Wednesday 20th of September 2023

You can soak them, they will bloom sooner. But, you don't have too. If you plant in the spring there is a shorter blooming window so it speeds up the process.


Tuesday 2nd of May 2023

Hi, do I have to dig up the corms or will they rebloom again next year on their own. My freesia usually just rebloom without digging. Thank you for your advice

Angela Judd

Tuesday 2nd of May 2023

You can leave them in the ground in many areas, and they will return. Summers where I live are often too hot, and mine don't return.


Wednesday 9th of February 2022

If planting in a pot (2 corms in a 12' pot), do I need to add compost? I'm local & am planning to purchase your special potting mix from AZ Worm Farm. :) Thanks again for all this excellent info.

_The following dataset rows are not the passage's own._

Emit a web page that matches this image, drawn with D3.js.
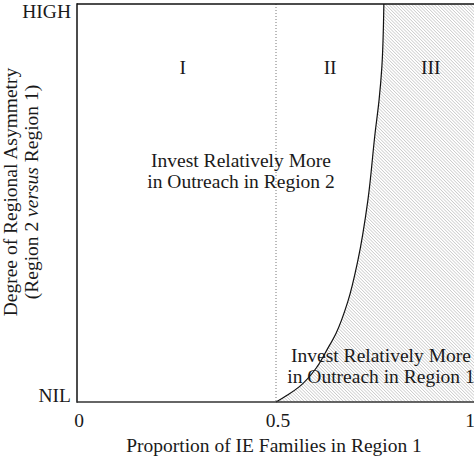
<!DOCTYPE html>
<html>
<head>
<meta charset="utf-8">
<script src="https://cdn.jsdelivr.net/npm/d3@7"></script>
<style>
  body { margin: 0; background: #fff; }
  text { font-family: "Liberation Serif", Tinos, "Times New Roman", Times, "DejaVu Serif", serif; fill: #1a1a1a; font-size: 19.5px; }
</style>
</head>
<body>
<svg id="chart" width="474" height="461"></svg>
<script>
'use strict'

// boundary between region 2 and region 1 investment (x = proportion, y = asymmetry 0..1)
const boundary = [
    [0.500, 0.000], [0.530, 0.018], [0.558, 0.038], [0.603, 0.088],
    [0.628, 0.131], [0.651, 0.173], [0.681, 0.254], [0.706, 0.357],
    [0.731, 0.508], [0.749, 0.676], [0.759, 0.759], [0.766, 0.842],
    [0.771, 1.000]
];
const xTicks = [0, 0.5, 1];
const xTickLabels = ['0', '0.5', '1'];
const yTicks = [0, 1];
const yTickLabels = ['NIL', 'HIGH'];
const zones = [
    { label: 'I', x: 0.266 },
    { label: 'II', x: 0.636 },
    { label: 'III', x: 0.889 }
];

var width = 474, height = 461;
var mLeft = 77, mRight = 475, mTop = 4, mBottom = 402;

var svg = d3.select('#chart');

var x = d3.scaleLinear().domain([0, 1]).range([mLeft, mRight]);
var y = d3.scaleLinear().domain([0, 1]).range([mBottom, mTop]);

var defs = svg.append('defs');
defs.append('pattern')
    .attr('id', 'hatch')
    .attr('patternUnits', 'userSpaceOnUse')
    .attr('width', 2.3)
    .attr('height', 2.3)
    .attr('patternTransform', 'rotate(-45)')
    .append('line')
    .attr('x1', 0).attr('y1', 0)
    .attr('x2', 0).attr('y2', 2.3)
    .attr('stroke', '#8c8c8c')
    .attr('stroke-width', 0.7);

var line = d3.line().curve(d3.curveMonotoneY).x(d => x(d[0])).y(d => y(d[1]));

// shaded region III
svg.append('path')
    .attr('d', line(boundary) + 'L' + width + ',' + y(1) + 'L' + width + ',' + y(0) + 'Z')
    .attr('fill', 'url(#hatch)');

// dotted divider at 0.5
svg.append('line')
    .attr('x1', x(0.5)).attr('x2', x(0.5))
    .attr('y1', y(1)).attr('y2', y(0))
    .attr('stroke', '#777')
    .attr('stroke-width', 1)
    .attr('stroke-dasharray', '1,2');

// curve
svg.append('path')
    .attr('d', line(boundary))
    .attr('fill', 'none')
    .attr('stroke', '#111')
    .attr('stroke-width', 1.2);

// frame
svg.append('line')
    .attr('x1', x(0)).attr('x2', width)
    .attr('y1', y(1)).attr('y2', y(1))
    .attr('stroke', '#111').attr('stroke-width', 1.5);
svg.append('line')
    .attr('x1', x(0)).attr('x2', x(0))
    .attr('y1', y(1) - 0.75).attr('y2', y(0) + 0.75)
    .attr('stroke', '#111').attr('stroke-width', 1.5);
svg.append('line')
    .attr('x1', x(0)).attr('x2', width)
    .attr('y1', y(0)).attr('y2', y(0))
    .attr('stroke', '#333').attr('stroke-width', 1.5);

// ticks
svg.selectAll('.xtick')
    .data(xTicks)
    .enter().append('text')
    .attr('class', 'xtick')
    .attr('x', (d, i) => x(d) + (i === 2 ? -5 : 2))
    .attr('y', 427)
    .attr('text-anchor', 'middle')
    .text((d, i) => xTickLabels[i]);

svg.selectAll('.ytick')
    .data(yTicks)
    .enter().append('text')
    .attr('class', 'ytick')
    .attr('x', 71)
    .attr('y', d => d === 1 ? y(d) + 14 : y(d))
    .attr('text-anchor', 'end')
    .text((d, i) => yTickLabels[i]);

// zone labels
svg.selectAll('.zone')
    .data(zones)
    .enter().append('text')
    .attr('class', 'zone')
    .attr('x', d => x(d.x))
    .attr('y', 74)
    .attr('text-anchor', 'middle')
    .text(d => d.label);

// annotations
var note2 = svg.append('text')
    .attr('text-anchor', 'middle');
note2.append('tspan').attr('x', 241).attr('y', 167).text('Invest Relatively More');
note2.append('tspan').attr('x', 241).attr('y', 188).text('in Outreach in Region 2');

var note1 = svg.append('text')
    .attr('text-anchor', 'middle');
note1.append('tspan').attr('x', 381).attr('y', 362).text('Invest Relatively More');
note1.append('tspan').attr('x', 381).attr('y', 383).text('in Outreach in Region 1');

// axis titles
svg.append('text')
    .attr('x', 274)
    .attr('y', 452)
    .attr('text-anchor', 'middle')
    .text('Proportion of IE Families in Region 1');

var ytitle = svg.append('text')
    .attr('transform', 'translate(0,192) rotate(-90)')
    .attr('text-anchor', 'middle');
ytitle.append('tspan').attr('x', 0).attr('y', 17).text('Degree of Regional Asymmetry');
var l2 = ytitle.append('tspan').attr('x', 0).attr('y', 38);
l2.append('tspan').text('(Region 2 ');
l2.append('tspan').style('font-style', 'italic').text('versus');
l2.append('tspan').text(' Region 1)');
</script>
</body>
</html>
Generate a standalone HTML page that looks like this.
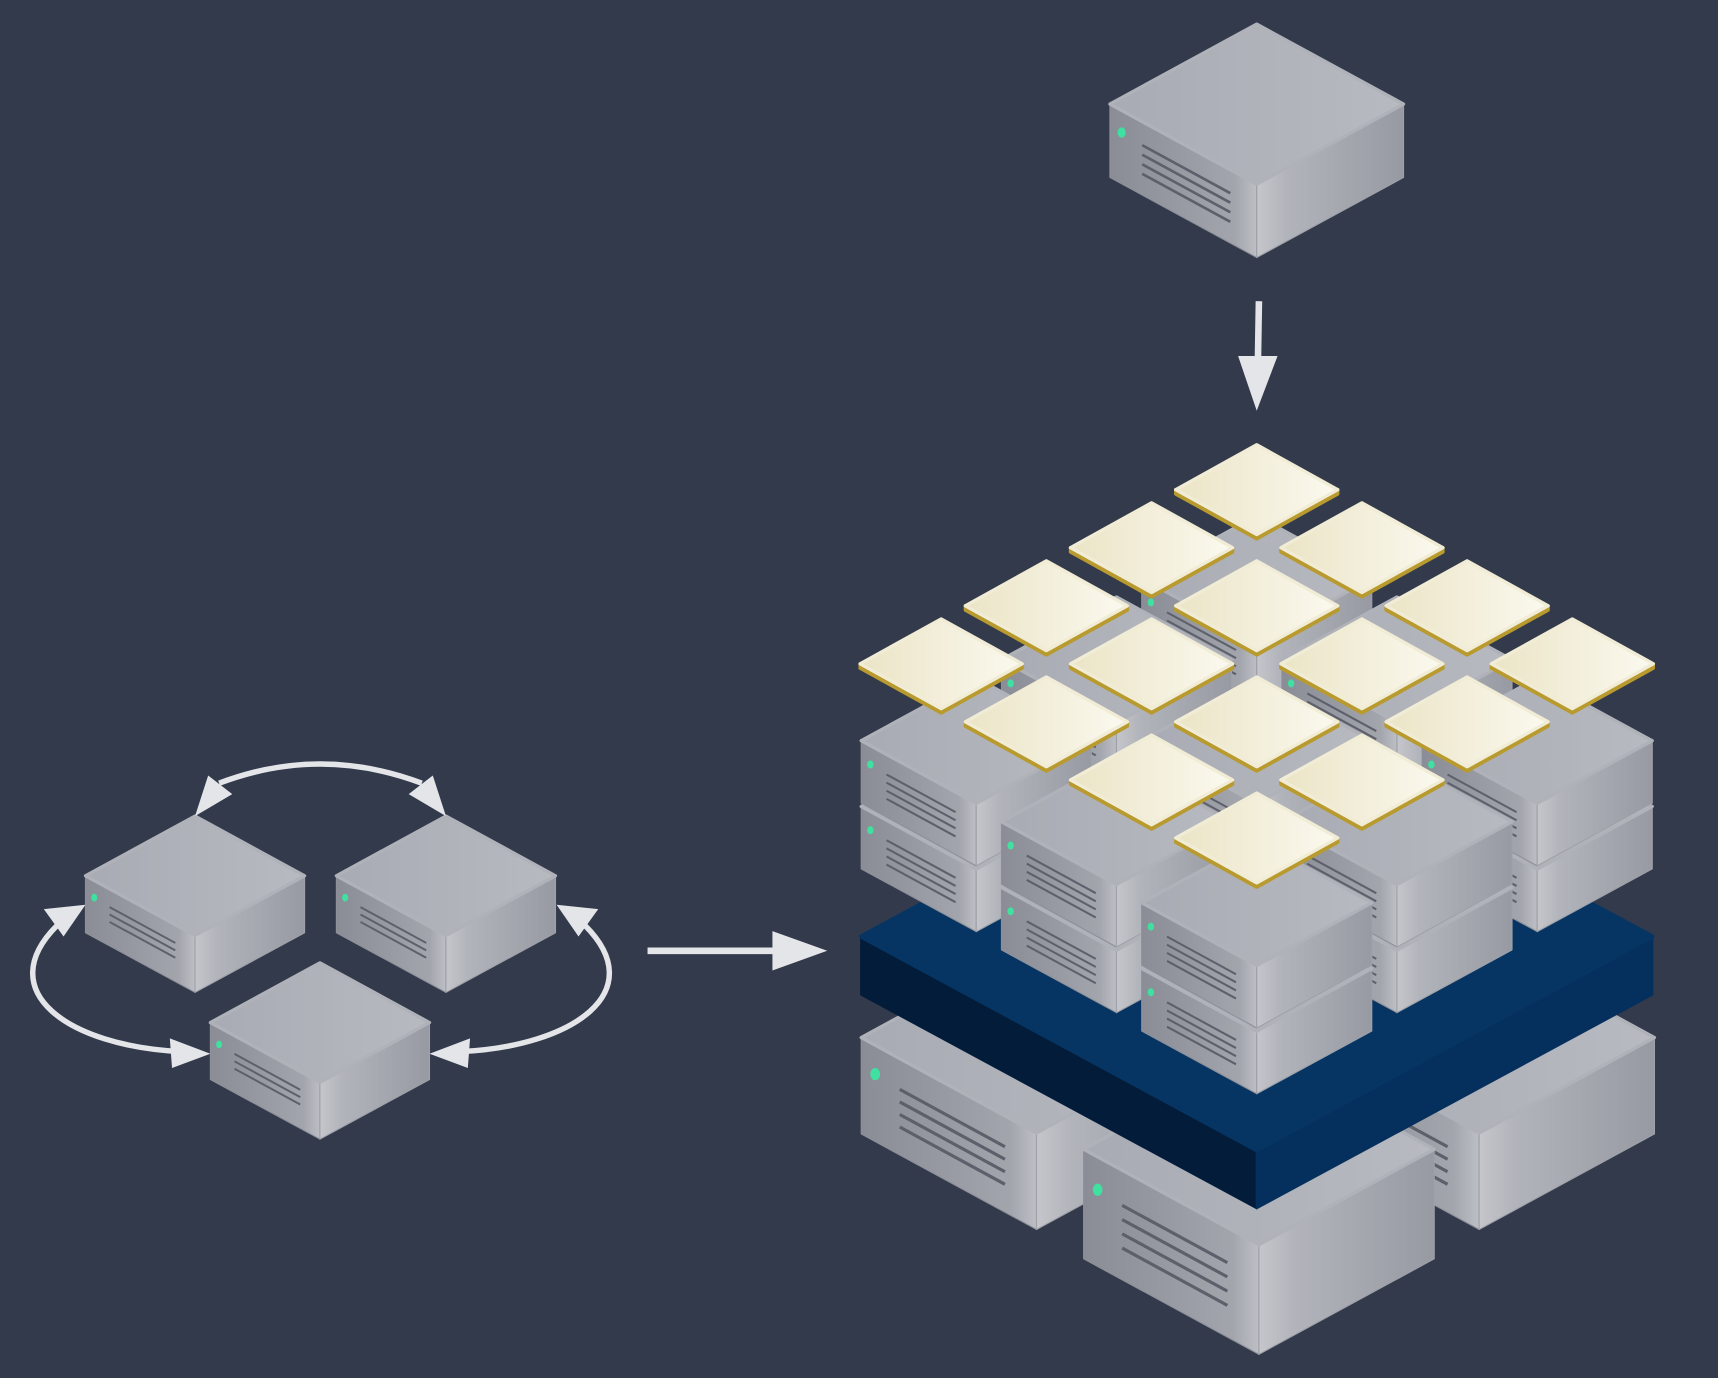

Thursday 10th of February 2022

@Angela Judd, Wonderful. Thank you.

Angela Judd

Thursday 10th of February 2022

The planting mix already has compost so you are good to go! Happy planting!


Wednesday 26th of January 2022

What do I do if my ranunculus leaves are turning yellow ? Planted in pots in October and they grew ok. Replanted out into a sunnier area but I’m not sure if it’s too much sun, too little nitrogen or soils is bad ?

Angela Judd

Monday 31st of January 2022

Could be too much water. Container plants also need more fertilizing, so that could also be the problem. I would let them dry out a bit between watering and fertilize at your next watering with a fish emulsion dilution. Good soil in containers is crucial - hopefully you have a nice light potting mix in the containers.


Tuesday 14th of December 2021

Can I plant ranunculus corms in January? I live in Scottsdale and it seems like January and February have very similar weather.

Angela Judd

Friday 17th of December 2021

Probably - January is typically our coldest month, so it may be a bit too cold for them and they may rot. But chances are it would be fine. The planting dates are guidelines, you can always use your best judgement.